In realtà ‘a cruci di povari si materializza proprio come crudele necessità di lasciare la propria terra, per lavorare e assicurare la sopravvivenza per sé e la famiglia. Una “croce” che ha segnato il destino di milioni di meridionali, che si è ripercossa sul presente e il futuro di uomini, donne, bambini, famiglie e generazioni intere estraniate dalla lontananza, smembrate nella vita, e spesso dalla morte. Ma l’emigrazione, come risvolto storico si risolve nella sicurezza economica, nel “pezzo di pane”,‘a ricchizza che la miseria, nella propria terra, ha negato; nel presente, prossimo e futuro, si trasforma in ricchezza culturale, appannaggio dello spirito e della memoria, che fa riscoprire alle giovani generazioni tracce del proprio passato, fierezza per le proprie radici. La narrazione scenica ripercorre le fasi salienti della storia meridionale post unitaria: i processi migratori, l’occupazione delle terre, le tragedie minerarie. Descrive con duro e poetico realismo la sfiancante fatica della terra e la miseria quotidiana del lavoro “sotto padrone”, per proseguire, con altrettanta crudezza e poesia a tratteggiare la nuova emigrazione, quella che oggi vede protagonisti intere famiglie e soprattutto i giovani, laureati e specializzati, sfruttati e offesi da un sistema che disconosce il merito. Paradossale riflesso di questa circostanza è il fenomeno uguale e contrario dell’immigrazione, di cui il Meridione è approdo eletto; la storia vissuta dai nostri avi, si ribalta e si riflette nelle condizioni che subiscono i “disperati” dei barconi, prigionieri politici, vittime di guerra e di miseria del continente africano, dell’Est europeo, del Medioriente. Una sorta di emigrazione a rovescio, che riporta di drammatica attualità, seppure con ruoli diversi, la nostra storia, passata e recente.

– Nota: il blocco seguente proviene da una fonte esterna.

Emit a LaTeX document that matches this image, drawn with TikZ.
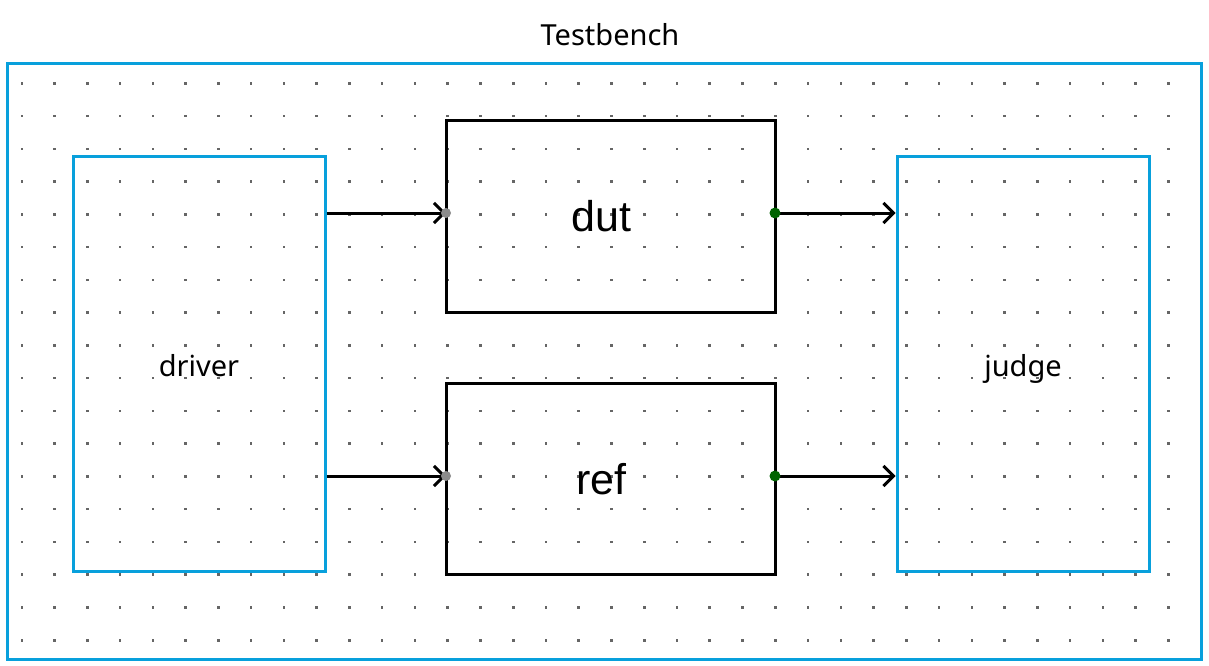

La chiusa dello spettacolo è affidata a una “denuncia planetaria” che lascia trasparire i pastellati colori della speranza, con l’invito a “voler giocare a fare la pace e non la guerra”. Ad una condizione. Che l’umanità possa affrontare consapevolmente, criticamente e risolvere il connaturato e pernicioso dualismo tra bene e male, tra istanze egoistiche e tensioni altruistiche. Ecco perchè il brano finale Sciogghji lu gruppu, testo dal forte impatto emotivo – al di là del significato letterale che, all’epoca della sua uscita (1974) lo sottopose ai rigori della censura che ne proibì la diffusione – in realtà è un abissale, massacrante esame di coscienza del singolo individuo che riconosce il nodo, lu gruppu del proprio egoismo, “padrone malvagio” letteralmente da sopprimere, per contrastare la tendenza al male ed alla negatività, pena l’interminabile sofferenza dell’individuo e della collettività.

Lo spettacolo – che affida i suoi molteplici messaggi ad un’alchimia di musica, teatro, danza, canto, poesia, pittura, immagini – porta la firma registica di Antonio Conti, con le coreografie di Paolo Gagliardi e le musiche originali di Gregorio Lagadari. I testi e le musiche dei brani, oltre alle opere pittoriche, sono di Danilo Montenegro, che affida messaggi densi e coinvolgenti attraverso il “Canto dei nuovi emigranti” di Franco Costabile e la “Calabria che lo scirocco” di Dante Maffia. Il lavoro teatrale e musicale è sostenuto dal GALKroton che è lo sponsor principale, ed è realizzato in coproduzione con l’Unical, Cams. Il debutto è fissato al 20 giugno, presso l’Auditorium dell’Unical, con inizio alle ore 20,30.

Nei giorni 16 e 17 giugno è previsto il backstage per i giornalisti. Il costo del biglietto è di 10 Euro, 7 per gli studenti.